Challenge - Reproduce the listing below exactly, beginning with its first line and ending with the line that holds "const boundaryTicks = [years[7], years[8]].map((yr)"; pictures are not part of the copy.

>> Start Data shown

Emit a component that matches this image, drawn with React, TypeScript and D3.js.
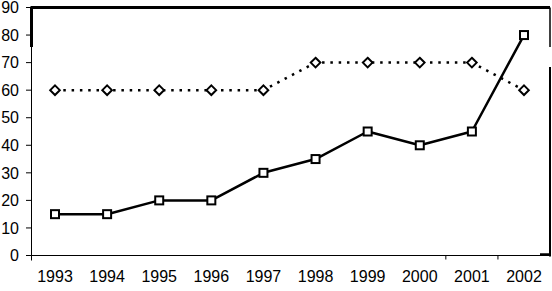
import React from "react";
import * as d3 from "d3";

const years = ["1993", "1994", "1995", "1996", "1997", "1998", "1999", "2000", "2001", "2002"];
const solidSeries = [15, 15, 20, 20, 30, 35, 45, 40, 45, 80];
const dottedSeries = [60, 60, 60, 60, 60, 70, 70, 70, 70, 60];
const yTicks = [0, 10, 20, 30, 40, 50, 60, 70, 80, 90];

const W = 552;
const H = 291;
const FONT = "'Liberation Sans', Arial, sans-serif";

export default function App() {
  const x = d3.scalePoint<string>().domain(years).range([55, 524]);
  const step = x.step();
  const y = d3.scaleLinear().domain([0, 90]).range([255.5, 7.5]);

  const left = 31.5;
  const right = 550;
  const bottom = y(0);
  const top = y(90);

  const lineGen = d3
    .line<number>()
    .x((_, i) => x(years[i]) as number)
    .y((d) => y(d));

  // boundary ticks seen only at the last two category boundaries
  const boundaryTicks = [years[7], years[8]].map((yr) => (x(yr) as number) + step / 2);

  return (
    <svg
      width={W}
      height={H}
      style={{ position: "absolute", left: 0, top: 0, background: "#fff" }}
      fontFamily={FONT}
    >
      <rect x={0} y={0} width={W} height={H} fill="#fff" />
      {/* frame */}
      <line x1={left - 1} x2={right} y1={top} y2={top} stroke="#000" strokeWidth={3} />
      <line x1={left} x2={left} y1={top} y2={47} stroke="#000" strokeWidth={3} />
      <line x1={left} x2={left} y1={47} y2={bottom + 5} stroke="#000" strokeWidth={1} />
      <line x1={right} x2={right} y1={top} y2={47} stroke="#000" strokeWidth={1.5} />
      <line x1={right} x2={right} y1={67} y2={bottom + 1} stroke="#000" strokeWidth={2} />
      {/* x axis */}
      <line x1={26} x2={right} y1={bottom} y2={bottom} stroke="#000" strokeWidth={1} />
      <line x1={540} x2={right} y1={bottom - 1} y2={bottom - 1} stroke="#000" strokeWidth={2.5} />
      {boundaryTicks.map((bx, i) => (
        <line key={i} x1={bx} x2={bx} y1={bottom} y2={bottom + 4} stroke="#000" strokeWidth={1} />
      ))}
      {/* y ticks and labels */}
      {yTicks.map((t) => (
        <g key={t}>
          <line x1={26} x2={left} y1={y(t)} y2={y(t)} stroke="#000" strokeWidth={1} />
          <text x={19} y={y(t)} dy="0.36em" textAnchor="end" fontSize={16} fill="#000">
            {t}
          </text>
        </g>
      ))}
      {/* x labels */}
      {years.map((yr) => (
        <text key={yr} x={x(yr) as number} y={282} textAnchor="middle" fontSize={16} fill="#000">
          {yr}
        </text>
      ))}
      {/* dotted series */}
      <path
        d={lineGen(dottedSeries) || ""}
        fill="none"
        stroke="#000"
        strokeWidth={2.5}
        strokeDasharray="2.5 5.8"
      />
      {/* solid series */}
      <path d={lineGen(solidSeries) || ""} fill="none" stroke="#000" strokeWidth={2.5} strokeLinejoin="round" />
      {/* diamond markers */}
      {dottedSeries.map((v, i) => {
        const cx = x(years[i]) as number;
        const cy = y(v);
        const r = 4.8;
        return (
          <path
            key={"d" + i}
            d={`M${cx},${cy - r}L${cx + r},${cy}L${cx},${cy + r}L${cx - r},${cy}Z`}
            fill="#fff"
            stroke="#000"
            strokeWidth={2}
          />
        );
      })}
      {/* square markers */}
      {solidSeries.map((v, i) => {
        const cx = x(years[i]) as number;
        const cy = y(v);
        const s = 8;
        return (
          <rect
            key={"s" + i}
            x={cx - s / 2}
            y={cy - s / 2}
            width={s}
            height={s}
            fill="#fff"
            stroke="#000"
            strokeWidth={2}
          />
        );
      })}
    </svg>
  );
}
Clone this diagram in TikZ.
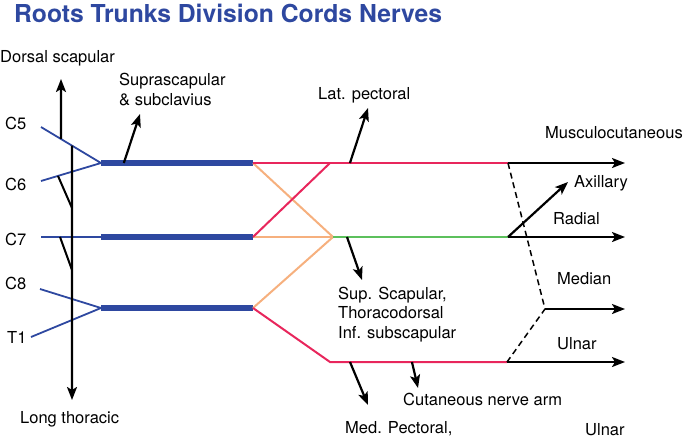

>> End Data shown

In response -
Emit a component that matches this image, drawn with React, TypeScript and D3.js.
import React from "react";
import * as d3 from "d3";

const years = ["1993", "1994", "1995", "1996", "1997", "1998", "1999", "2000", "2001", "2002"];
const solidSeries = [15, 15, 20, 20, 30, 35, 45, 40, 45, 80];
const dottedSeries = [60, 60, 60, 60, 60, 70, 70, 70, 70, 60];
const yTicks = [0, 10, 20, 30, 40, 50, 60, 70, 80, 90];

const W = 552;
const H = 291;
const FONT = "'Liberation Sans', Arial, sans-serif";

export default function App() {
  const x = d3.scalePoint<string>().domain(years).range([55, 524]);
  const step = x.step();
  const y = d3.scaleLinear().domain([0, 90]).range([255.5, 7.5]);

  const left = 31.5;
  const right = 550;
  const bottom = y(0);
  const top = y(90);

  const lineGen = d3
    .line<number>()
    .x((_, i) => x(years[i]) as number)
    .y((d) => y(d));

  // boundary ticks seen only at the last two category boundaries
  const boundaryTicks = [years[7], years[8]].map((yr) => (x(yr) as number) + step / 2);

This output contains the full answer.